I feel myself start to crumble as he stands and pulls me to my feet, taking both of my hands in his. “Please,” he says.
“I don’t know if I can,” I say, tears spilling down my face. “I don’t know if I can ever trust you. Even if I wanted to.”
He starts to hold me, then stops, as if realizing he hasn’t yet earned that right. Then he whispers my name and says, “Let me help you.”
My tears continue to flow, but I do not tell him no. Which, of course, we both know is very nearly a yes.
“I can’t make any promises,” I say.
“But I can,” he says.
“You did that once,” I say, my voice cracking.
“I know. And I’ll do it again. I’ll do it every day. I’ll do whatever it takes. Just give me one more chance.”
One more chance.
Words that my mother heard, more than once. Words that women debate. Whether you can forgive and whether you should trust. I think of all the judgment from society, friends, and family, the overwhelming consensus seeming to be that you should not grant someone who betrayed you a second chance. That you should do everything you can to keep the knife out of your back, and to protect your heart and pride. Cowards give second chances. Fools give second chances. And I am no coward, no fool.
“I’m so sorry,” Nick says.
I envision him on our wedding day as we exchanged our vows, hearing his words: Forsaking all others as long as we both shall live.
That was the way it was supposed to be.
That didn’t happen.
Yet here we are, two children and a broken promise later, standing before each other, just the way we stood that day at the altar, with equal parts love and hope. And once again, I close my eyes, ready to ta
ke a leap of faith, ready for the long, hard road ahead. I have no idea how it’s going to turn out, but then again, I never really did.

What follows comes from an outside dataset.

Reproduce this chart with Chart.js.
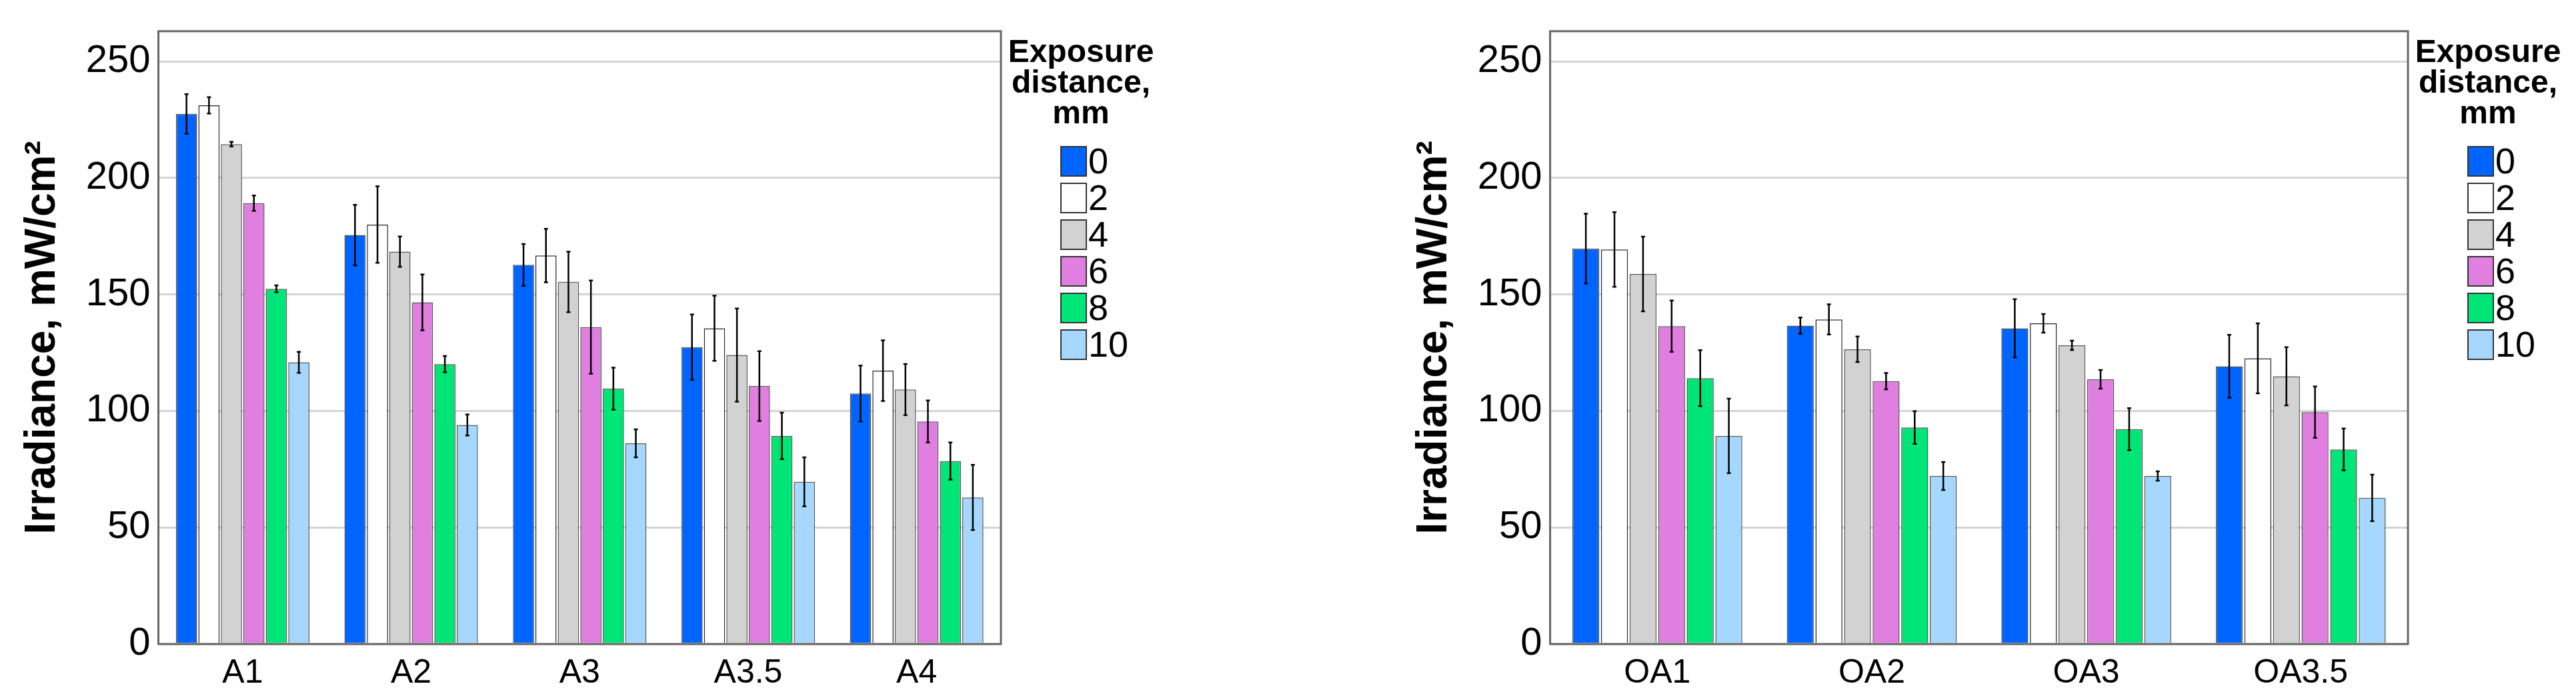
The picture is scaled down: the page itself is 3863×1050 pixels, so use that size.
<!DOCTYPE html>
<html>
<head>
<meta charset="utf-8">
<script src="https://cdn.jsdelivr.net/npm/chart.js@4"></script>
<style>
body{margin:0;background:#fff;}
#wrap{display:flex;width:3863px;height:1050px;}
.box{position:relative;width:1931px;height:1050px;}
</style>
</head>
<body>
<div id="wrap">
<div class="box"><canvas id="chartA"></canvas></div>
<div class="box"><canvas id="chartB"></canvas></div>
</div>
<script>
var distances = ["0", "2", "4", "6", "8", "10"];
var barColors = ["#0064ff", "#ffffff", "#d2d2d2", "#e07fe0", "#00e676", "#a6d8ff"];

var groupsA = ["A1", "A2", "A3", "A3.5", "A4"];
var valuesA = [
  [227.5, 175.5, 162.7, 127.4, 107.5],
  [231.2, 180.0, 166.7, 135.5, 117.3],
  [214.5, 168.4, 155.4, 124.0, 109.2],
  [189.2, 146.6, 136.0, 110.7, 95.5],
  [152.4, 120.1, 109.6, 89.3, 78.5],
  [120.9, 94.0, 86.1, 69.6, 62.9]
];
var errorsA = [
  [8.5, 13, 9, 14, 12],
  [3.5, 16.4, 11.5, 14, 13],
  [1, 6.5, 13, 20, 11],
  [3.3, 12, 20, 15, 9],
  [1.5, 3.5, 9, 10, 8],
  [4.5, 4.5, 6, 10.5, 14]
];

var groupsB = ["OA1", "OA2", "OA3", "OA3.5"];
var valuesB = [
  [169.7, 136.6, 135.5, 119.2],
  [169.3, 139.3, 137.6, 122.6],
  [158.8, 126.5, 128.2, 114.9],
  [136.4, 112.8, 113.6, 99.5],
  [114.1, 92.9, 92.2, 83.5],
  [89.3, 72.1, 72.1, 62.7]
];
var errorsB = [
  [15, 3.5, 12.5, 13.5],
  [16, 6.5, 4, 15],
  [16, 5.5, 2, 12.5],
  [11, 3.5, 4, 11],
  [12, 7, 9, 9],
  [16, 6, 2, 10]
];

var yTicks = [0, 50, 100, 150, 200, 250];
var tickFont = "'Liberation Sans Narrow', 'Liberation Sans', Arial, sans-serif";

// error bars + frame + legend, all drawn after the bars
var extras = {
  id: "extras",
  afterDatasetsDraw: function (chart, args, opts) {
    var ctx = chart.ctx, y = chart.scales.y, a = chart.chartArea;
    ctx.save();
    ctx.strokeStyle = "#000";
    ctx.lineWidth = 2.5;
    chart.data.datasets.forEach(function (ds, i) {
      var meta = chart.getDatasetMeta(i);
      meta.data.forEach(function (bar, j) {
        var v = ds.data[j], e = opts.errors[i][j];
        var yt = y.getPixelForValue(v + e), yb = y.getPixelForValue(v - e);
        ctx.beginPath();
        ctx.moveTo(bar.x, yt); ctx.lineTo(bar.x, yb);
        ctx.moveTo(bar.x - 3, yt); ctx.lineTo(bar.x + 3, yt);
        ctx.moveTo(bar.x - 3, yb); ctx.lineTo(bar.x + 3, yb);
        ctx.stroke();
      });
    });
    // frame
    ctx.strokeStyle = "#666";
    ctx.lineWidth = 3;
    ctx.strokeRect(a.left, a.top, a.right - a.left, a.bottom - a.top);
    // legend
    var lx = a.right + 120, ly = 80;
    ctx.fillStyle = "#000";
    ctx.textAlign = "center";
    ctx.textBaseline = "middle";
    ctx.font = "bold 48px " + tickFont;
    ["Exposure", "distance,", "mm"].forEach(function (t, k) {
      ctx.fillText(t, lx, ly + k * 46);
    });
    ctx.textAlign = "left";
    ctx.font = "54px " + tickFont;
    distances.forEach(function (d, k) {
      var by = 242 + k * 55;
      ctx.fillStyle = barColors[k];
      ctx.fillRect(a.right + 90, by - 22, 38, 44);
      ctx.strokeStyle = "#333";
      ctx.lineWidth = 2;
      ctx.strokeRect(a.right + 90, by - 22, 38, 44);
      ctx.fillStyle = "#000";
      ctx.fillText(d, a.right + 131, by + 3);
    });
    ctx.restore();
  }
};

function make_chart(id, groups, values, errors, padLeft, padRight) {
  var datasets = distances.map(function (d, i) {
    return {
      label: d,
      data: values[i],
      backgroundColor: barColors[i],
      borderColor: i == 1 ? "#222" : "#555",
      borderWidth: 1.5,
      categoryPercentage: 0.8,
      barPercentage: 0.94
    };
  });
  new Chart(id, {
    type: "bar",
    data: { labels: groups, datasets: datasets },
    plugins: [extras],
    options: {
      responsive: true,
      maintainAspectRatio: false,
      animation: false,
      layout: { padding: { left: padLeft, right: padRight, top: 30, bottom: 4 } },
      plugins: {
        legend: { display: false },
        tooltip: { enabled: false },
        extras: { errors: errors }
      },
      scales: {
        x: {
          grid: { display: false },
          border: { display: false },
          ticks: { color: "#000", font: { family: tickFont, size: 50 }, padding: 6 }
        },
        y: {
          min: 0,
          max: 263,
          afterBuildTicks: function (axis) {
            axis.ticks = yTicks.map(function (v) { return { value: v }; });
          },
          grid: { color: "#d4d4d4", lineWidth: 3, drawTicks: false },
          border: { display: false },
          ticks: { color: "#000", font: { family: tickFont, size: 58 }, padding: 12 },
          title: {
            display: true,
            text: "Irradiance, mW/cm²",
            color: "#000",
            font: { family: "'Liberation Sans', Arial, sans-serif", size: 64, weight: "bold" },
            padding: { bottom: 14 }
          }
        }
      }
    }
  });
}

make_chart("chartA", groupsA, valuesA, errorsA, 22, 430);
make_chart("chartB", groupsB, valuesB, errorsB, 178, 251);
</script>
</body>
</html>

“Can I make you breakfast?” he says. “Eggs, sunny side up?”
I look into his eyes, nod, and nearly smile. Not because I’m happy—or hungry. But because my husband is home. Because he knows that sunny-side-up eggs are my favorite. And because I believe that, buried beneath disappointment and fear, anger and pride, I just might find it in my heart to forgive.
A Reading Group Guide
1. Discuss the opening lines of the novel: “Whenever I hear of someone else’s tragedy…I find myself reconstructing those final ordinary moments. Moments that make up our lives. Moments that were blissfully taken for granted—and that likely would have been forgotten altogether but for what followed. The before snapshots.” Have you had an event in your life with clear before and after snapshots? What were those snapshots for you?
2. Heart of the Matter is told from two points of view. How does this technique affect our view of the characters and their actions? Why do you think the author chose to write in the third person for Valerie and the first person for Tessa?
3. In what ways are Valerie and Tessa different? In what ways are they similar? With whom do you sympathize and identify more? Did you find yourself taking sides as their stories unfolded?
4. We never hear Nick’s point of view, other than what he shares with Tessa and Valerie. What is your perception of Nick? As a husband and father? As a surgeon? Do you think your feelings would have changed had he been given a voice?
5. Valerie has closed herself off from personal relationships, both casual and romantic, claiming to only have time for her son and her career as an attorney. How does meeting Nick change her? Does it affirm what she’s always suspected? What do you think she’ll be like moving forward?
6. In contrast to Valerie, Tessa seems to fit in perfectly in their social circle. Yet she, too, grapples with some of the social issues. In what ways is she different from the women around her?
7. How do money and materialism play a part in this novel? Social standing? Education?